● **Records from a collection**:
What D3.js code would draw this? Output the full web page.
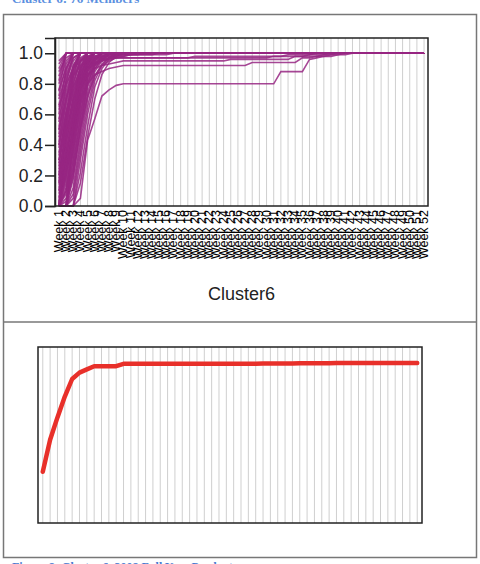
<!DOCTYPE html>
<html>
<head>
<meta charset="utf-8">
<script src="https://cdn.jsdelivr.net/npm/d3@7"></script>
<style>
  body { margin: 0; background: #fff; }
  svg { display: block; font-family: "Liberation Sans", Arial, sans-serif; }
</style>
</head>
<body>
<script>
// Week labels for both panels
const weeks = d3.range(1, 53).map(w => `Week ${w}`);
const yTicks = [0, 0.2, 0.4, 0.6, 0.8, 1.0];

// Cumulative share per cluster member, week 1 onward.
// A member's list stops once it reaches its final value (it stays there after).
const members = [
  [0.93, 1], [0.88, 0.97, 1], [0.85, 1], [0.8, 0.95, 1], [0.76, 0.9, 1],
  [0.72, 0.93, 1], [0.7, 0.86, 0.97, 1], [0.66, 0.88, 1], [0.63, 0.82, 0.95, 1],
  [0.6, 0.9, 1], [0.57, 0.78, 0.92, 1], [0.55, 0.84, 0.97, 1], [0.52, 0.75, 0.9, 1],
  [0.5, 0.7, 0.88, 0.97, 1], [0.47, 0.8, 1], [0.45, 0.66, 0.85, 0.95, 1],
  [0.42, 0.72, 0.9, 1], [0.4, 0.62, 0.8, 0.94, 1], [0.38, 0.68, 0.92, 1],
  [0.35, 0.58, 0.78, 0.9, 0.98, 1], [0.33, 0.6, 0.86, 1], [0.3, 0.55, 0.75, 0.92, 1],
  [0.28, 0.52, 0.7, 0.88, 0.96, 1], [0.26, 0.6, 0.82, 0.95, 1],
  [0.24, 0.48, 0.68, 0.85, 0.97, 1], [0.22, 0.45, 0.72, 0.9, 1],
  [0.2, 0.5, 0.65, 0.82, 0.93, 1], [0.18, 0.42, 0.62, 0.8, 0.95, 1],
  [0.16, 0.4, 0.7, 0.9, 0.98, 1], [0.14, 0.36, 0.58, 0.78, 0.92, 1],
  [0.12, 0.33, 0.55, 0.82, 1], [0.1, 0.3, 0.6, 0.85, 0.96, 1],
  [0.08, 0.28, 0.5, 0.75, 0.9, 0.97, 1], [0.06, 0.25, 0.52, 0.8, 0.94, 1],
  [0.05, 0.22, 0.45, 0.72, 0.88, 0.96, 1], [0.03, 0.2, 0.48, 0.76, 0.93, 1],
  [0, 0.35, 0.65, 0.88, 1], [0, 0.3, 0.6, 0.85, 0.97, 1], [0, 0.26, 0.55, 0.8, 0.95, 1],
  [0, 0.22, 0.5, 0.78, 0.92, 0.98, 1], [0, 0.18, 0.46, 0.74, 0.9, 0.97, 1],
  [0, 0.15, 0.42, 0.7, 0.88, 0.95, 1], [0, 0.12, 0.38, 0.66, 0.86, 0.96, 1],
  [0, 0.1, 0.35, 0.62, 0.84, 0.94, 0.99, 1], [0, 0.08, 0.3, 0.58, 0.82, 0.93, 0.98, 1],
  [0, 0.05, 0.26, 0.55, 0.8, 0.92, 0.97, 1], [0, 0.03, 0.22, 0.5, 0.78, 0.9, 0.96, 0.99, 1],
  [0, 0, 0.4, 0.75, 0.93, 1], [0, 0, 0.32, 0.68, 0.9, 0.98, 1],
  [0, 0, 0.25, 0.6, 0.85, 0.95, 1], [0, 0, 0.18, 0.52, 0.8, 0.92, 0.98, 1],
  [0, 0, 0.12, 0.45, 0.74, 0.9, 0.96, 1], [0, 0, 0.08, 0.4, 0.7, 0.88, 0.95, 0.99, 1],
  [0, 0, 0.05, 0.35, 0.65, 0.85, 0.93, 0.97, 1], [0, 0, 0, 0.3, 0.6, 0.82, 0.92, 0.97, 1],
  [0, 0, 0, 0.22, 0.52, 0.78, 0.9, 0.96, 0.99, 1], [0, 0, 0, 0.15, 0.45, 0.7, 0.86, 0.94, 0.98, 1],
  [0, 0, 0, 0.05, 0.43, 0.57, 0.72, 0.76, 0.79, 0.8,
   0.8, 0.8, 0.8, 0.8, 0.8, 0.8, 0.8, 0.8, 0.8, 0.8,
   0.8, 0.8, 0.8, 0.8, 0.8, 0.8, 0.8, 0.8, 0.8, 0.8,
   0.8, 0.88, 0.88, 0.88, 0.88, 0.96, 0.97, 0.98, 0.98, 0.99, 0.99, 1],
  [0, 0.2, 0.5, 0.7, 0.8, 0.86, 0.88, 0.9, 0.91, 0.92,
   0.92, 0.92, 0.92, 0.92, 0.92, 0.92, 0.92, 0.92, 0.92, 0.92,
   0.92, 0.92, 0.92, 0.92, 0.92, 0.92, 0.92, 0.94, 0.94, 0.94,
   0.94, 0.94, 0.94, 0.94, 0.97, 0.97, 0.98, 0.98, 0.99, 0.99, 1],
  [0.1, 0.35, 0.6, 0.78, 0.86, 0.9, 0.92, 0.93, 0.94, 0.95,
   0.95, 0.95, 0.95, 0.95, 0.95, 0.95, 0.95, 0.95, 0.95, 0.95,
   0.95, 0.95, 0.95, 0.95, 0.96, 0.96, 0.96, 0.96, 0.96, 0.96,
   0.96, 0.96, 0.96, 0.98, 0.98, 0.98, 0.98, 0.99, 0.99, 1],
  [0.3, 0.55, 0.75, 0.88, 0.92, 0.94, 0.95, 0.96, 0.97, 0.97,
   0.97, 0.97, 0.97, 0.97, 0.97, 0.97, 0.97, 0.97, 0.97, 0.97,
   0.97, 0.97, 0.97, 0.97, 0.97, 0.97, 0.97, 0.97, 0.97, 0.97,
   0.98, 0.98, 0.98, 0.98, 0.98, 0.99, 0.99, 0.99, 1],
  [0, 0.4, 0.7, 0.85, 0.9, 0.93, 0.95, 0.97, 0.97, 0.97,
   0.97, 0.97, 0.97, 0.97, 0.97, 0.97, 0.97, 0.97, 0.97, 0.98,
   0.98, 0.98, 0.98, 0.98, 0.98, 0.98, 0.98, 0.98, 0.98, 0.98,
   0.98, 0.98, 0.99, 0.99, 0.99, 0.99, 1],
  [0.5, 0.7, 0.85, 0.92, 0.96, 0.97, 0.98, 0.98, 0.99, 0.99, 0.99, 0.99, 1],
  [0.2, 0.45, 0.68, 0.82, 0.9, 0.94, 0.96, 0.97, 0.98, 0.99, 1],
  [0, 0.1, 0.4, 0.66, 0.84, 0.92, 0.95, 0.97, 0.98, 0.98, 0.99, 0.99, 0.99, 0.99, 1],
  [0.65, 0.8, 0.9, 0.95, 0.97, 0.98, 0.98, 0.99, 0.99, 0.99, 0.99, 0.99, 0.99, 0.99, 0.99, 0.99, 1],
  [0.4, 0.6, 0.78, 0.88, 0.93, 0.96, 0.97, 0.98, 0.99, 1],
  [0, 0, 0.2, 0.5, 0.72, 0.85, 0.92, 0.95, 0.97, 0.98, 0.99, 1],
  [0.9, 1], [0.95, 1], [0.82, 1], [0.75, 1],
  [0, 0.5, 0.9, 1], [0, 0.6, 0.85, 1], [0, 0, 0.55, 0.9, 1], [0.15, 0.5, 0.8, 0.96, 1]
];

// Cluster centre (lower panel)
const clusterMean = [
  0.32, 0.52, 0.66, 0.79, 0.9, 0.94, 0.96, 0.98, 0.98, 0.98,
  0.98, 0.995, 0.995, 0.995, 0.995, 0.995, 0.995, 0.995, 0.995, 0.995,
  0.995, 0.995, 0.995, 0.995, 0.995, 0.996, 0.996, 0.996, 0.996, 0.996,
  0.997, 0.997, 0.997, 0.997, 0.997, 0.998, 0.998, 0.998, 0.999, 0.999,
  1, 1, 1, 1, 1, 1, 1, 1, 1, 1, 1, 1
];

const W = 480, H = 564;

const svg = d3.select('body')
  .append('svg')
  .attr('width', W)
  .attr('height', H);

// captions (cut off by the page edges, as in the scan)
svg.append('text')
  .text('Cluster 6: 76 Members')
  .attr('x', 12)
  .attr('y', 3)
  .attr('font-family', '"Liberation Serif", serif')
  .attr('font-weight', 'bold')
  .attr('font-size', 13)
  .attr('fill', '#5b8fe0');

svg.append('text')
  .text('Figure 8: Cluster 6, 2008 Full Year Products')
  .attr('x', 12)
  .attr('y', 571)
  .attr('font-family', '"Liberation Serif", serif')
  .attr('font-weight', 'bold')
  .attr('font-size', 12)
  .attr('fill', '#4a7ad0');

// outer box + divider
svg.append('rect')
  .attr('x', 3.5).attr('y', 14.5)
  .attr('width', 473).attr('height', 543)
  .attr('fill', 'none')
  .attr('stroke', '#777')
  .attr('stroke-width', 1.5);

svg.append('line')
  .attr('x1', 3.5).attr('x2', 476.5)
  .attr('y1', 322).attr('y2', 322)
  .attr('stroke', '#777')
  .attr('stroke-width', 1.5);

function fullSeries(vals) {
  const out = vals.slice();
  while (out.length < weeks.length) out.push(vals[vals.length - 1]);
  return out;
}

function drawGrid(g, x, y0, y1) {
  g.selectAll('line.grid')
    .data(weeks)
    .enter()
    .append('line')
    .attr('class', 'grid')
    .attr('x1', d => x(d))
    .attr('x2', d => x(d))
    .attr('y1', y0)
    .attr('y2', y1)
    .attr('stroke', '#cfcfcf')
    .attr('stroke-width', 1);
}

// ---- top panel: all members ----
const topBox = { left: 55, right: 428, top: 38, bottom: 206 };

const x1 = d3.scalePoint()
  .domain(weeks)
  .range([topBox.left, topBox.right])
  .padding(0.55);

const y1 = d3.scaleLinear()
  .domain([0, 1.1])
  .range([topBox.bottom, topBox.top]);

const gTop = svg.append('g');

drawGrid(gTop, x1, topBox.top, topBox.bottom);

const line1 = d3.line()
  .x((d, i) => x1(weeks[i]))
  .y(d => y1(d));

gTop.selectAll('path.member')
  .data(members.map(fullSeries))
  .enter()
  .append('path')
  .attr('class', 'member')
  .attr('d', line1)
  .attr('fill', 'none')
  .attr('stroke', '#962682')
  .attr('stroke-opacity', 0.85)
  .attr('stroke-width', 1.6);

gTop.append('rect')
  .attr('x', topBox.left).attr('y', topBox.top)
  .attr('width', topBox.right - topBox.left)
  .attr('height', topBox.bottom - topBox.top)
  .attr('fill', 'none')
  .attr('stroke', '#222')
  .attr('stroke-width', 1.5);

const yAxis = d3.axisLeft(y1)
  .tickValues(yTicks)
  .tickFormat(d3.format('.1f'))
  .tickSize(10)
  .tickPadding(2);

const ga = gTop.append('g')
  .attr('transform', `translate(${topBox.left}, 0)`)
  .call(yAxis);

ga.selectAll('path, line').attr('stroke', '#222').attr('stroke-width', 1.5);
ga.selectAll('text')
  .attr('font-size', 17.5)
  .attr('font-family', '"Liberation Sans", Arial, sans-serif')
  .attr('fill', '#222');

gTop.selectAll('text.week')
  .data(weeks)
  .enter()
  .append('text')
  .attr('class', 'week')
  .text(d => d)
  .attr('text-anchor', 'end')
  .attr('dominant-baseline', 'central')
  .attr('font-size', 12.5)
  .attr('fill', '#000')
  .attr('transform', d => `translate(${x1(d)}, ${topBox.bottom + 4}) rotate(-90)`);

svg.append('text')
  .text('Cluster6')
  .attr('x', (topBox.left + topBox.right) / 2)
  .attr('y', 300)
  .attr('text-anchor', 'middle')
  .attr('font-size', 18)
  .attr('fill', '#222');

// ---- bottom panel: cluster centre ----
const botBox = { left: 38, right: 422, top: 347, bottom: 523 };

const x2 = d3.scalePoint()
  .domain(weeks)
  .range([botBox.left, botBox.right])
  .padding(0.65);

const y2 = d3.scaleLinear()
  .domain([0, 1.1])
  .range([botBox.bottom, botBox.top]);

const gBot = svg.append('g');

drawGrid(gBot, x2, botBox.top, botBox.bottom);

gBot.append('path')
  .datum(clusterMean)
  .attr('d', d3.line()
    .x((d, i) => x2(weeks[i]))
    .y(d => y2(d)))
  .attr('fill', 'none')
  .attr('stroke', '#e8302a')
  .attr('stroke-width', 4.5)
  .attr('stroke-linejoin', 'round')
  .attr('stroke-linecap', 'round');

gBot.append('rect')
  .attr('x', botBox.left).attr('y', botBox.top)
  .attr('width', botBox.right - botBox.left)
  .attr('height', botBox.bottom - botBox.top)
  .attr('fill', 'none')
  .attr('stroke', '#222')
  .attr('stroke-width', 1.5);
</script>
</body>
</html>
---
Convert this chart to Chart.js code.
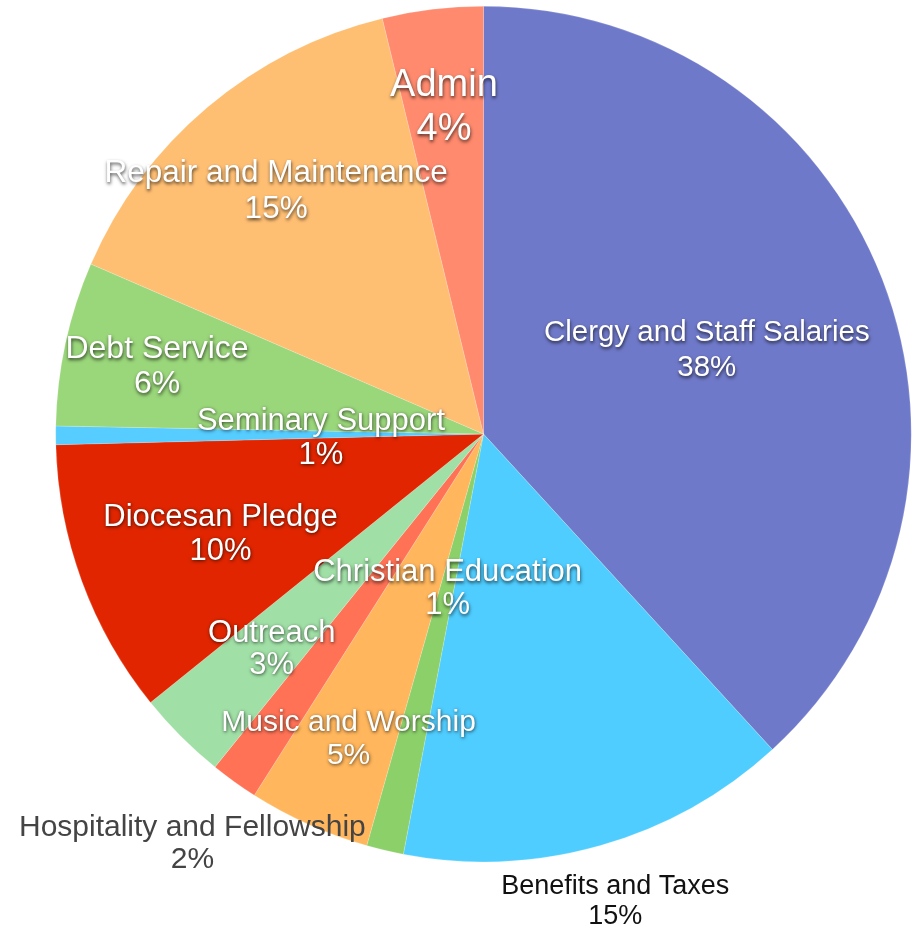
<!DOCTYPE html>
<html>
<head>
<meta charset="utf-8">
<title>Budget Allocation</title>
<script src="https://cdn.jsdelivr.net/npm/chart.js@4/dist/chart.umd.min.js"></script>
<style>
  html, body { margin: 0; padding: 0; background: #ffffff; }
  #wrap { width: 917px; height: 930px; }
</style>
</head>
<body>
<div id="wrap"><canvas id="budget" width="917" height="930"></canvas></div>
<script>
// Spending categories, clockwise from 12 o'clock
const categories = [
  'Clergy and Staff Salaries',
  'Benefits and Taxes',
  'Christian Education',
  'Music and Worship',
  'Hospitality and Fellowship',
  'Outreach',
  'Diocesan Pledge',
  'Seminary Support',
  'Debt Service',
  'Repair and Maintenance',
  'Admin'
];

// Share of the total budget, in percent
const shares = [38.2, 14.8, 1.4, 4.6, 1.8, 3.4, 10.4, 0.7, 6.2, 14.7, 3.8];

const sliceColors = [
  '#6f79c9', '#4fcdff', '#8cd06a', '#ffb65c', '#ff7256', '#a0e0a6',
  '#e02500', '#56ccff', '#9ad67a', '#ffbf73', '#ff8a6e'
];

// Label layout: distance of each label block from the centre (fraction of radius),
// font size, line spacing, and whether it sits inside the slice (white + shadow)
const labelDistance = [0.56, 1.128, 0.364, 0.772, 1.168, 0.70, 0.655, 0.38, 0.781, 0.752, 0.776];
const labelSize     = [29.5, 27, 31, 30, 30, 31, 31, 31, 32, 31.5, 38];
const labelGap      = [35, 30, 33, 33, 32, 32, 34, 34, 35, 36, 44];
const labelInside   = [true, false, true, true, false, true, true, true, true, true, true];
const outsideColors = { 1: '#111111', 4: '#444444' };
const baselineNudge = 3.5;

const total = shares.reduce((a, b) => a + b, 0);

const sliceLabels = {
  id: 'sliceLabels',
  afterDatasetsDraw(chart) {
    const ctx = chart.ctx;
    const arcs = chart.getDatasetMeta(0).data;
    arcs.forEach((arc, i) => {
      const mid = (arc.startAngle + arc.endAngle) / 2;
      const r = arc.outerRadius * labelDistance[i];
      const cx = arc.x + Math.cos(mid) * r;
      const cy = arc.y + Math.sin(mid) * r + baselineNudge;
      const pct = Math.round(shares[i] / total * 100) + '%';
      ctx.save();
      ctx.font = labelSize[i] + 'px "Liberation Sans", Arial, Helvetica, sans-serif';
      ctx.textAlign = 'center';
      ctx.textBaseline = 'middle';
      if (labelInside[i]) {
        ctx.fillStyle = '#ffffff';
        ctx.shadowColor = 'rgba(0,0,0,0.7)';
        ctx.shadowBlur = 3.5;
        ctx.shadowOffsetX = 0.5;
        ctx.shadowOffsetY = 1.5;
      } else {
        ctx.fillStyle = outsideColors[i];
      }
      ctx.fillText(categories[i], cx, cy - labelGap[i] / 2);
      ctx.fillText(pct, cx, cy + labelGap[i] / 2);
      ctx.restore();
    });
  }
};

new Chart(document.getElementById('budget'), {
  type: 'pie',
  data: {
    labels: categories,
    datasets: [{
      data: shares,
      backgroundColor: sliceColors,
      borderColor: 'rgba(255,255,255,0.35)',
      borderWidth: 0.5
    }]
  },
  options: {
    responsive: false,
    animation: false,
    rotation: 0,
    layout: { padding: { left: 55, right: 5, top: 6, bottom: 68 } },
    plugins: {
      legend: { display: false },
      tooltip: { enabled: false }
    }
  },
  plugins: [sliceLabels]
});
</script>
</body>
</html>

● **Problem statement**:
Only the lines from the one containing "What D3.js code" down to the one containing "const yTicks = [0, 0.2, 0.4, 0.6, 0.8, 1.0];" should be copied, exactly and with both ends kept. Drop the pictures.

● **Reply to the task**:
What D3.js code would draw this? Output the full web page.
<!DOCTYPE html>
<html>
<head>
<meta charset="utf-8">
<script src="https://cdn.jsdelivr.net/npm/d3@7"></script>
<style>
  body { margin: 0; background: #fff; }
  svg { display: block; font-family: "Liberation Sans", Arial, sans-serif; }
</style>
</head>
<body>
<script>
// Week labels for both panels
const weeks = d3.range(1, 53).map(w => `Week ${w}`);
const yTicks = [0, 0.2, 0.4, 0.6, 0.8, 1.0];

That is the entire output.